Source material:

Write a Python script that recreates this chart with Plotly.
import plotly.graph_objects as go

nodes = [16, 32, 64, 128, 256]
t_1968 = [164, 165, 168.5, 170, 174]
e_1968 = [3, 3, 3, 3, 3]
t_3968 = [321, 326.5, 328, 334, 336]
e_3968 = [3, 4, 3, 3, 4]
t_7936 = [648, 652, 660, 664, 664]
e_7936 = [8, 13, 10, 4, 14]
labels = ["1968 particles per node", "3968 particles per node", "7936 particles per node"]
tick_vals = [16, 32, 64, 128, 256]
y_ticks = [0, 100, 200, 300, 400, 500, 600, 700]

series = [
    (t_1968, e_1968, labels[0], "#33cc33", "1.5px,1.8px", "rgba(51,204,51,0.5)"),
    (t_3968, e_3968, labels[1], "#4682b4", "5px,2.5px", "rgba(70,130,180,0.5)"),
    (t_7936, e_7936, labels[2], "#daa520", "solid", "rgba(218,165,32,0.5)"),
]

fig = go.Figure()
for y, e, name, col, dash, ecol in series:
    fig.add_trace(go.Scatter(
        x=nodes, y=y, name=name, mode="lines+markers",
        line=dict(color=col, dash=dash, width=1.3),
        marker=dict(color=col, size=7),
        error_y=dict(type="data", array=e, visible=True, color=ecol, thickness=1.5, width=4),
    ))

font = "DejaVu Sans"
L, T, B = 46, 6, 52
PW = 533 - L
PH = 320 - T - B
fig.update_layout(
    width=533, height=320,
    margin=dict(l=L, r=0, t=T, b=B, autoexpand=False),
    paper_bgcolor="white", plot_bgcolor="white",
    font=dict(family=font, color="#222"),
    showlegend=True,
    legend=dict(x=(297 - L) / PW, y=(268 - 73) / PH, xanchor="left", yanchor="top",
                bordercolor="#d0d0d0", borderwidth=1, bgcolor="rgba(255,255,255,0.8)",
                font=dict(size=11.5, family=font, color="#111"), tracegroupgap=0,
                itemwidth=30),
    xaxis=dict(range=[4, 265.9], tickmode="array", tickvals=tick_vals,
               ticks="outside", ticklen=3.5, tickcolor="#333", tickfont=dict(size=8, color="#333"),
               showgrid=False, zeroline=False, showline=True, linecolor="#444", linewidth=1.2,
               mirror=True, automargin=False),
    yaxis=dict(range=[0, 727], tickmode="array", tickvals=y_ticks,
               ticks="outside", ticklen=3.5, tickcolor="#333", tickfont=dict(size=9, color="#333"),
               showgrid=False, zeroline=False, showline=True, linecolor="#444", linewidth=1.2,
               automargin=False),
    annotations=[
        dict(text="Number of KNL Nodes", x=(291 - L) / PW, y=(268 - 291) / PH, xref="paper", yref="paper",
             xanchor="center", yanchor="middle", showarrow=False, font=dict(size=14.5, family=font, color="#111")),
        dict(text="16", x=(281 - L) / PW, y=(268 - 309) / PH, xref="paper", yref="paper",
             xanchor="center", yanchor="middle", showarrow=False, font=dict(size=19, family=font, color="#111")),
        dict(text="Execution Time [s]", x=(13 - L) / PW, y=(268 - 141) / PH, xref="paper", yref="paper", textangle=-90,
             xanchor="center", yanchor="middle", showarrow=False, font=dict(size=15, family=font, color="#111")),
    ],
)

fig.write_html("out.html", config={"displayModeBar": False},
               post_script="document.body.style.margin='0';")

What is being asked: Output all of the data above without any alteration.

Written solution:
Write a Python script that recreates this chart with Plotly.
import plotly.graph_objects as go

nodes = [16, 32, 64, 128, 256]
t_1968 = [164, 165, 168.5, 170, 174]
e_1968 = [3, 3, 3, 3, 3]
t_3968 = [321, 326.5, 328, 334, 336]
e_3968 = [3, 4, 3, 3, 4]
t_7936 = [648, 652, 660, 664, 664]
e_7936 = [8, 13, 10, 4, 14]
labels = ["1968 particles per node", "3968 particles per node", "7936 particles per node"]
tick_vals = [16, 32, 64, 128, 256]
y_ticks = [0, 100, 200, 300, 400, 500, 600, 700]

series = [
    (t_1968, e_1968, labels[0], "#33cc33", "1.5px,1.8px", "rgba(51,204,51,0.5)"),
    (t_3968, e_3968, labels[1], "#4682b4", "5px,2.5px", "rgba(70,130,180,0.5)"),
    (t_7936, e_7936, labels[2], "#daa520", "solid", "rgba(218,165,32,0.5)"),
]

fig = go.Figure()
for y, e, name, col, dash, ecol in series:
    fig.add_trace(go.Scatter(
        x=nodes, y=y, name=name, mode="lines+markers",
        line=dict(color=col, dash=dash, width=1.3),
        marker=dict(color=col, size=7),
        error_y=dict(type="data", array=e, visible=True, color=ecol, thickness=1.5, width=4),
    ))

font = "DejaVu Sans"
L, T, B = 46, 6, 52
PW = 533 - L
PH = 320 - T - B
fig.update_layout(
    width=533, height=320,
    margin=dict(l=L, r=0, t=T, b=B, autoexpand=False),
    paper_bgcolor="white", plot_bgcolor="white",
    font=dict(family=font, color="#222"),
    showlegend=True,
    legend=dict(x=(297 - L) / PW, y=(268 - 73) / PH, xanchor="left", yanchor="top",
                bordercolor="#d0d0d0", borderwidth=1, bgcolor="rgba(255,255,255,0.8)",
                font=dict(size=11.5, family=font, color="#111"), tracegroupgap=0,
                itemwidth=30),
    xaxis=dict(range=[4, 265.9], tickmode="array", tickvals=tick_vals,
               ticks="outside", ticklen=3.5, tickcolor="#333", tickfont=dict(size=8, color="#333"),
               showgrid=False, zeroline=False, showline=True, linecolor="#444", linewidth=1.2,
               mirror=True, automargin=False),
    yaxis=dict(range=[0, 727], tickmode="array", tickvals=y_ticks,
               ticks="outside", ticklen=3.5, tickcolor="#333", tickfont=dict(size=9, color="#333"),
               showgrid=False, zeroline=False, showline=True, linecolor="#444", linewidth=1.2,
               automargin=False),
    annotations=[
        dict(text="Number of KNL Nodes", x=(291 - L) / PW, y=(268 - 291) / PH, xref="paper", yref="paper",
             xanchor="center", yanchor="middle", showarrow=False, font=dict(size=14.5, family=font, color="#111")),
        dict(text="16", x=(281 - L) / PW, y=(268 - 309) / PH, xref="paper", yref="paper",
             xanchor="center", yanchor="middle", showarrow=False, font=dict(size=19, family=font, color="#111")),
        dict(text="Execution Time [s]", x=(13 - L) / PW, y=(268 - 141) / PH, xref="paper", yref="paper", textangle=-90,
             xanchor="center", yanchor="middle", showarrow=False, font=dict(size=15, family=font, color="#111")),
    ],
)

fig.write_html("out.html", config={"displayModeBar": False},
               post_script="document.body.style.margin='0';")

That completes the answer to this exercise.